Another expert identified as research fellow Yin Gang of the Chinese Academy of Social Sciences described Biden’s Mideast trip as the president going “cap in hand to OPEC members, mainly the Gulf countries,” asking for a greater oil supply to bring down prices. Yin predicted that Biden would also attempt to reduce sanctions on Iran, the world’s most prominent state sponsor of terrorism and a close ally of both Russia and China, to add more oil to global markets.

Biden told reporters in June that he had no interest in asking Saudi Arabia to produce more oil.

“No, I’m not going to ask them,” Biden said at the time. “I hope we see them, in their own interest, concluding that makes sense to do.”

The message did little to convince foreign policy observers that Biden was traveling to Saudi Arabia explicitly to request more oil production. As recently as this Tuesday, reporters at Bloomberg asserted, “for Biden, the biggest goal of the trip is convincing Persian Gulf countries – led by the Saudis – to increase oil production in a bid to combat prices at the pump.”

National Security Adviser Jake Sullivan explicitly stated that Biden would ask the Saudis to produce more oil in a press conference this week.

“We will convey our general view … that we believe that there needs to be adequate supply in the global market to protect the global economy and to protect the American consumer at the pump,” Sullivan said, according to Reuters.

The Global Times predicted that the Saudi government would leverage Biden’s poor position “to bargain for something else,” such as moving beyond the Khashoggi condemnations or more weapons sales.

Reuters reported this week that Biden is indeed considering revamping sales of offensive weapons to the country. Biden has made opposing Saudi Arabia’s role in the Yemen civil war a priority, including ending offensive weapons sales common under President Donald Trump. One of Biden’s first moves upon becoming president in January 2021 was to remove the Houthi jihadist group – an Iran-backed terrorist organization whose slogan is “God Is Great, Death to America, Death to Israel, a Curse on the Jews, Victory to Islam” – from America’s formal list of foreign terrorist organizations.

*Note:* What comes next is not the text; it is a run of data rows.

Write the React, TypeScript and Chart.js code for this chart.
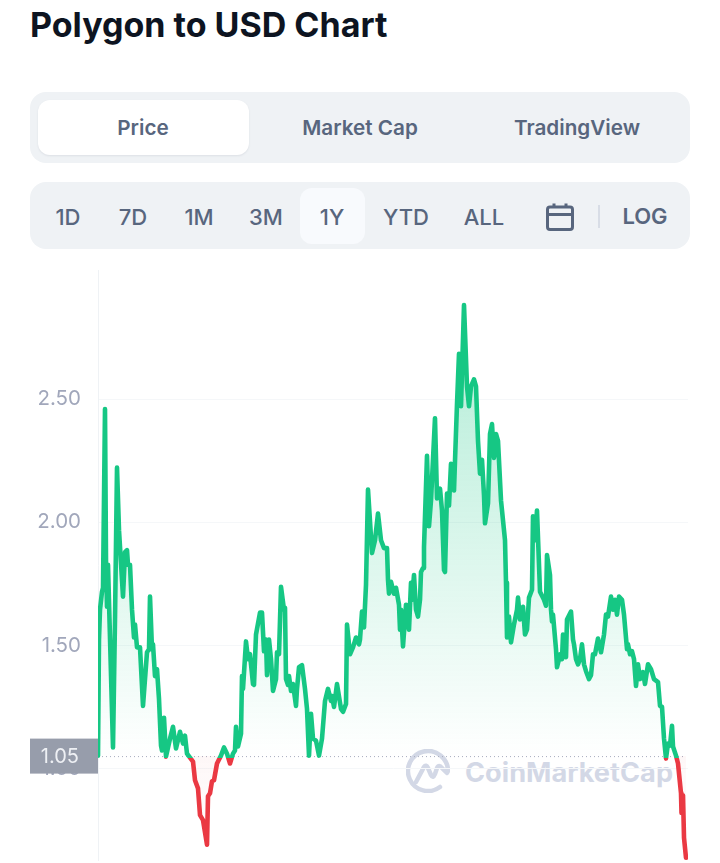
import React, { useEffect, useRef } from "react";
import { Chart, registerables } from "chart.js";

Chart.register(...registerables);

const TITLE = "Polygon to USD Chart";
const VIEW_TABS = ["Price", "Market Cap", "TradingView"];
const RANGE_TABS = ["1D", "7D", "1M", "3M", "1Y", "YTD", "ALL"];
const TICK_VALUES = [1, 1.5, 2, 2.5];
const BASE_PRICE = 1.05;
const WATERMARK = "CoinMarketCap";

// position along the one-year time axis (0–590)
const timeline = [
  0, 1, 2, 4, 5, 7, 8, 9, 10, 15, 17, 19, 21, 25, 27, 29, 30, 32, 34, 36, 37, 39, 42, 45, 49, 51, 52, 54, 55, 57, 59, 61, 63, 64, 66, 68, 72, 75, 78, 82, 85, 87, 89, 92,
  95, 97, 100, 102, 105, 109, 110, 112, 114, 116, 119, 121, 123, 126, 129, 132, 135, 137, 138, 140, 143, 144, 145, 148, 150, 152, 155, 156, 158, 162, 164, 166, 168, 169, 171, 173, 175, 178, 179, 181, 183, 186, 187, 188, 190, 191, 193, 195, 198, 199, 201, 204, 207, 209, 211, 213, 215, 218, 221, 224, 227, 230, 233, 234, 236, 239, 243, 245, 248, 249, 252, 255, 258, 261, 262, 264, 266, 268,
  270, 274, 277, 280, 283, 286, 289, 290, 291, 293, 296, 298, 301, 302, 303, 305, 308, 311, 313, 314, 316, 318, 320, 322, 323, 325, 326, 329, 331, 333, 337, 339, 342, 344, 346, 347, 349, 351, 353, 356, 357, 359, 361, 363, 366, 369, 371, 373, 376, 378, 380, 382, 384, 386, 387, 390, 392, 394, 396, 398, 400, 403, 407, 408, 409, 411, 413, 416, 419, 420, 422, 425, 427, 429, 431, 434, 435, 437, 439, 442, 446, 448, 449, 452, 453, 454, 455, 458, 459, 461, 462, 464, 465, 467, 468, 469, 473, 475, 476, 478, 480, 482, 484, 486, 488, 491, 493, 495, 497, 500, 503, 506, 508, 510, 513, 515, 517, 519, 521, 524, 526, 529, 530, 532, 534, 536, 538, 540, 542, 545, 547, 550, 553, 556, 560, 562, 564, 566, 568, 570, 572, 574, 575, 578, 580, 583, 583.5, 585, 586, 588,
];

const prices = [
  1.052, 1.524, 1.645, 1.718, 1.734, 2.46, 1.847, 1.657, 1.827, 1.085, 1.605, 2.222, 1.968, 1.698, 1.879, 1.887, 1.827, 1.827, 1.645, 1.532, 1.585, 1.492, 1.492, 1.254, 1.472, 1.484, 1.698, 1.484, 1.504, 1.375, 1.403, 1.282, 1.093, 1.073, 1.206, 1.048, 1.121, 1.169, 1.081, 1.149, 1.101, 1.133, 1.06, 1.044,
  1.028, 0.952, 0.919, 0.81, 0.79, 0.69, 0.887, 0.899, 0.948, 0.952, 1.02, 1.036, 1.052, 1.085, 1.06, 1.02, 1.06, 1.073, 1.169, 1.089, 1.141, 1.375, 1.323, 1.516, 1.444, 1.464, 1.343, 1.339, 1.544, 1.633, 1.633, 1.476, 1.524, 1.379, 1.524, 1.444, 1.315, 1.363, 1.472, 1.464, 1.738, 1.645, 1.653, 1.363, 1.339, 1.375, 1.315, 1.343, 1.254, 1.323, 1.411, 1.419, 1.323, 1.242, 1.052, 1.222, 1.121, 1.113, 1.052, 1.121, 1.274, 1.323, 1.274, 1.294, 1.25, 1.343, 1.242, 1.23, 1.262, 1.585, 1.464, 1.492, 1.532, 1.504, 1.524, 1.637, 1.573, 1.746,
  2.133, 1.875, 1.927, 2.036, 1.927, 1.895, 1.895, 1.766, 1.71, 1.758, 1.71, 1.734, 1.665, 1.564, 1.645, 1.496, 1.665, 1.564, 1.754, 1.685, 1.786, 1.645, 1.617, 1.685, 1.798, 1.814, 1.899, 2.27, 1.984, 2.089, 2.423, 2.097, 2.137, 2.048, 1.806, 1.798, 2.117, 2.068, 2.238, 2.129, 2.25, 2.48, 2.685, 2.472, 2.883, 2.552, 2.472, 2.552, 2.581, 2.552, 2.331, 2.198, 2.254, 2.109, 1.996, 2.077, 2.359, 2.399, 2.262, 2.359, 2.331, 2.089, 1.927, 1.754, 1.532, 1.617, 1.512, 1.585, 1.645, 1.694, 1.605, 1.657, 1.544, 1.564, 1.694, 1.726, 2.024, 1.927, 2.048, 1.718, 1.685, 1.661, 1.867, 1.786, 1.645, 1.597, 1.625, 1.484, 1.411, 1.444, 1.464, 1.444, 1.544, 1.464, 1.452, 1.605, 1.637, 1.524, 1.504, 1.444, 1.423, 1.444, 1.504, 1.423, 1.395, 1.363, 1.379, 1.464, 1.464, 1.528, 1.472, 1.544, 1.625, 1.617, 1.698, 1.645, 1.685, 1.625, 1.698, 1.685, 1.625, 1.484, 1.504, 1.464, 1.476, 1.444, 1.335, 1.423, 1.363, 1.391, 1.343, 1.423, 1.403, 1.363, 1.351, 1.254, 1.25, 1.121, 1.04, 1.101, 1.093, 1.173, 1.089, 1.052, 1.02, 0.899, 0.819, 0.891, 0.718, 0.637,
];

const GREEN = "#16c784";
const RED = "#ea3943";
const TAB_CENTERS = [68, 133, 199, 266, 332, 406, 484];
const VIEW_CENTERS = [143, 360, 577];

const overlays = {
  id: "baseOverlays",
  beforeDatasetsDraw(chart: any) {
    const { ctx, scales, chartArea } = chart;
    const y = scales.y.getPixelForValue(BASE_PRICE);
    ctx.save();
    ctx.strokeStyle = "#a6acbd";
    ctx.lineWidth = 1;
    ctx.setLineDash([1, 3]);
    ctx.beginPath();
    ctx.moveTo(chartArea.left, y + 0.5);
    ctx.lineTo(chartArea.right - 3, y + 0.5);
    ctx.stroke();
    ctx.restore();
  },
  afterDraw(chart: any) {
    const { ctx, scales, chartArea } = chart;
    const y = scales.y.getPixelForValue(BASE_PRICE);
    ctx.save();
    ctx.fillStyle = "#979dab";
    ctx.fillRect(30, y - 17.5, chartArea.left - 30, 35);
    ctx.fillStyle = "#eef0f4";
    ctx.font = "400 20px Inter";
    ctx.textAlign = "right";
    ctx.textBaseline = "middle";
    ctx.fillText(BASE_PRICE.toFixed(2), chartArea.left - 19, y + 0.5);
    ctx.restore();
  },
};

export default function App() {
  const ref = useRef<HTMLCanvasElement>(null);

  useEffect(() => {
    const chart = new Chart(ref.current as HTMLCanvasElement, {
      type: "line",
      data: {
        datasets: [
          {
            data: timeline.map((x, i) => ({ x, y: prices[i] })),
            borderColor: GREEN,
            borderWidth: 4.6,
            borderJoinStyle: "round",
            borderCapStyle: "round",
            pointRadius: 0,
            tension: 0,
          },
        ],
      },
      options: {
        animation: false,
        responsive: false,
        layout: { padding: { right: 32, left: 0, top: 0, bottom: 0 } },
        plugins: { legend: { display: false }, tooltip: { enabled: false } },
        scales: {
          x: { type: "linear", min: 0, max: 590, display: false },
          y: {
            min: 0.625,
            max: 3.024,
            afterFit(scale: any) {
              scale.width = 98;
              scale.paddingTop = 0;
              scale.paddingBottom = 0;
            },
            afterBuildTicks(scale: any) {
              scale.ticks = TICK_VALUES.map((value) => ({ value }));
            },
            border: { color: "#eff2f5", width: 1 },
            grid: { color: "#f5f7f9", lineWidth: 1, drawTicks: false },
            ticks: {
              padding: 17,
              color: "#a1a7bb",
              font: { family: "Inter", size: 20.5, weight: "400" },
              callback: (v: any) => Number(v).toFixed(2),
            },
          },
        },
      },
      plugins: [overlays],
    } as any);

    const c = chart.ctx;
    const ys = chart.scales.y;
    const top = ys.getPixelForValue(2.9);
    const bottom = ys.bottom;
    const base = ys.getPixelForValue(BASE_PRICE);
    const stop = (base - top) / (bottom - top);

    const stroke = c.createLinearGradient(0, top, 0, bottom);
    stroke.addColorStop(0, GREEN);
    stroke.addColorStop(stop, GREEN);
    stroke.addColorStop(stop, RED);
    stroke.addColorStop(1, RED);

    const above = c.createLinearGradient(0, top, 0, base);
    above.addColorStop(0, "rgba(22,199,132,0.34)");
    above.addColorStop(1, "rgba(22,199,132,0)");

    const below = c.createLinearGradient(0, base, 0, bottom);
    below.addColorStop(0, "rgba(234,57,67,0.04)");
    below.addColorStop(1, "rgba(234,57,67,0)");

    const ds: any = chart.data.datasets[0];
    ds.borderColor = stroke;
    ds.fill = { target: { value: BASE_PRICE }, above, below };
    chart.update();

    return () => chart.destroy();
  }, []);

  const abs = (o: React.CSSProperties): React.CSSProperties => ({ position: "absolute", ...o });
  const label = (center: number, y: number, text: string, size: number, weight: number) => (
    <div
      key={text}
      style={abs({
        left: center - 80,
        width: 160,
        top: y - 20,
        height: 40,
        lineHeight: "40px",
        textAlign: "center",
        color: "#58667e",
        fontSize: size,
        fontWeight: weight,
      })}
    >
      {text}
    </div>
  );

  return (
    <div style={{ position: "relative", width: 720, height: 863, overflow: "hidden", fontFamily: "Inter", background: "#fff" }}>
      <style>{"html,body{margin:0;padding:0;overflow:hidden;background:#fff}"}</style>
      <div style={abs({ left: 30, top: 5, lineHeight: "40px", fontSize: 34, fontWeight: 700, color: "#0d1421", whiteSpace: "nowrap" })}>{TITLE}</div>

      <div style={abs({ left: 30, top: 92, width: 660, height: 71, background: "#eff2f5", borderRadius: 16 })} />
      <div style={abs({ left: 38, top: 100, width: 211, height: 55, background: "#fff", borderRadius: 12, boxShadow: "0 1px 2px rgba(88,102,126,0.12)" })} />
      {VIEW_TABS.map((t, i) => label(VIEW_CENTERS[i], 128, t, 20.7, 600))}

      <div style={abs({ left: 30, top: 182, width: 660, height: 67, background: "#eff2f5", borderRadius: 16 })} />
      <div style={abs({ left: 300, top: 188, width: 65, height: 56, background: "#f8fafd", borderRadius: 12 })} />
      {RANGE_TABS.map((t, i) => label(TAB_CENTERS[i], 217, t, 22, 500))}
      <svg style={abs({ left: 544, top: 201 })} width="32" height="32" viewBox="0 0 32 32" fill="none" stroke="#58667e" strokeWidth="3">
        <rect x="3.5" y="6" width="25" height="22.5" rx="2.5" />
        <path d="M3.5 13.5H28.5M10 2.5V7M22 2.5V7" />
      </svg>
      <div style={abs({ left: 598, top: 205, width: 2, height: 23, background: "#d8dde6" })} />
      {label(645, 216, "LOG", 22, 600)}

      <svg style={abs({ left: 406, top: 749 })} width="44" height="44" viewBox="0 0 44 44" fill="none" stroke="#d3d8e6" strokeWidth="4.5" strokeLinecap="round">
        <path d="M34 38 A20 20 0 1 1 42 22" />
        <path d="M10 33 L18 18 Q20 15 22 19 L25 26 Q27 30 29 25 L31 19 Q33 15 36 19 L41 24" />
      </svg>
      <div style={abs({ left: 465, top: 753, lineHeight: "40px", fontSize: 27.2, fontWeight: 700, color: "#d3d8e6", whiteSpace: "nowrap" })}>{WATERMARK}</div>

      <canvas ref={ref} width={720} height={595} style={abs({ left: 0, top: 268, width: 720, height: 595 })} />
    </div>
  );
}
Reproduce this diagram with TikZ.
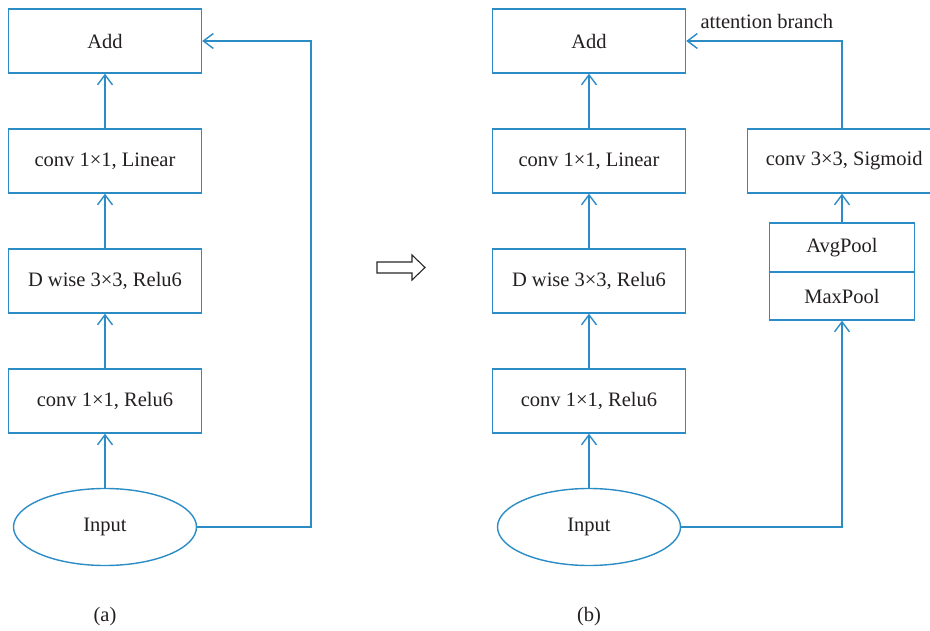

The Biden administration insisted that doing so would allow humanitarian aid into Houthi-controlled areas of Yemen, an assurance that has yet to bear fruit. As recently as last month, human rights groups published evidence of Houthi terrorists using child soldiers and committing other atrocities against Yemeni civilians. The Houthis have also escalated their attacks within Saudi Arabia, including bombing oil facilities, which Riyadh identified as a direct threat to the world’s oil supply.